October 3. 2018
As CEO of Italian textile chemicals company Officina+39, Andrea Venier was the driving force behind the development of Recycrom. Hailed by some as the one of the biggest innovations in dyestuffs in the last 50 years, Recycrom is a colour powder made from 100% textile waste. This remarkably clean dye is ready to scale and has already been applied by Italian high-street retailer OVS for two capsule collections. Venier will be talking at Kingpins Transformers about Recycrom and adding value.
+ Can you describe Recycrom for the uninitiated?
We developed a system to reprocess textile waste and scraps and transforming the fibres into colour powder. Since Recycrom does not require any extra synthetic dyestuff, we are therefore using a recycled cellulosic powder to dye or print garments or fabric – essentially replacing conventional dyestuffs with this innovative colour. Plus, it can be used on pretty much every fabric: all natural fibres and also polyamides.
+ How do you define innovation?
Innovation means firstly to accept the challenge of change. It’s not something new that arises, suddenly, without any connection to the past. It’s a progress that improves on previous knowledge, traditions and experiences. For me specifically, innovation means the ability to upcycle waste. And without our company’s thirty years of experience – the tradition and knowledge of working with special dyeing processes – we would have never been able to develop Recycrom.
+ Was there a specific trigger for you to seek innovation?
We had the need to offer something unique to the textile market – to get noticed. It had to be genuine and sustainable. So recycling seemed an obvious direction: it’s the only way to build a better future. The idea of turning waste into opportunity…
+ So now you take old garments and manufacturing scraps and turn these into dye. Where can we find your product?
At the moment we have only have a small production line in Biella, Italy. But by the end of 2019, we hope to have a larger factory producing a ton of dyestuff a day. And I believe this to be realistic considering the number of important brands and retailers we are talking to.
+ What is one hurdle to innovation and how do you combat it?
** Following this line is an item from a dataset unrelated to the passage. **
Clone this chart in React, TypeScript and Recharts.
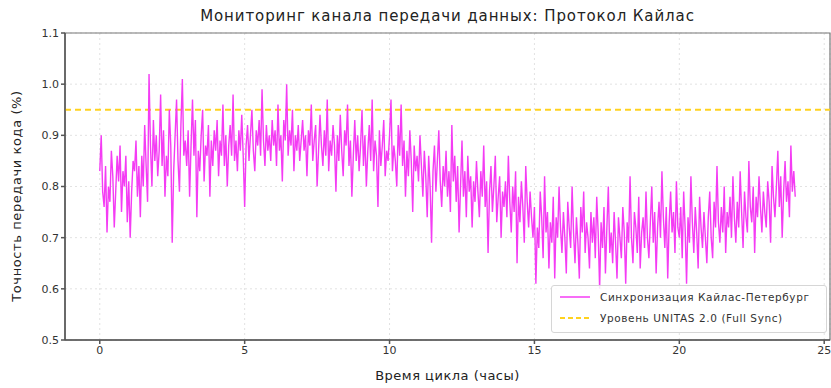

Living in this very fast (sometimes too fast) world and following the “crazy” rules of the fashion game, the imagination can be killed. However, we can keep our imagination alive through sharing, cooperating and communicating information and life experiences. It was in this way we were able to figure out how to transform textile fibre – which is fibrous – into a uniform crystalline powder. My hometown of Biella is not only famous for textiles but also for recycling textiles. One of my best friends has a spinning unit for regenerated yarn and while visiting him, I noticed some powder coming from his machines – it triggered my imagination and I used some of that dust for my first trial.
+ Who is an innovation leader outside of the denim/garment industry that you find particularly inspiring?
The Italian contemporary artist Michelangelo Pistoletto seeks to break down the barriers between all disciplines – sculpture, architecture, fashion, etcetera – to seek a new balanced relationship between nature and technology. If you are ever in Biella, you must visit his remarkable and massive Cittadellarte Foundation that is arising from a once-abandoned textile mill. Pure inspiration.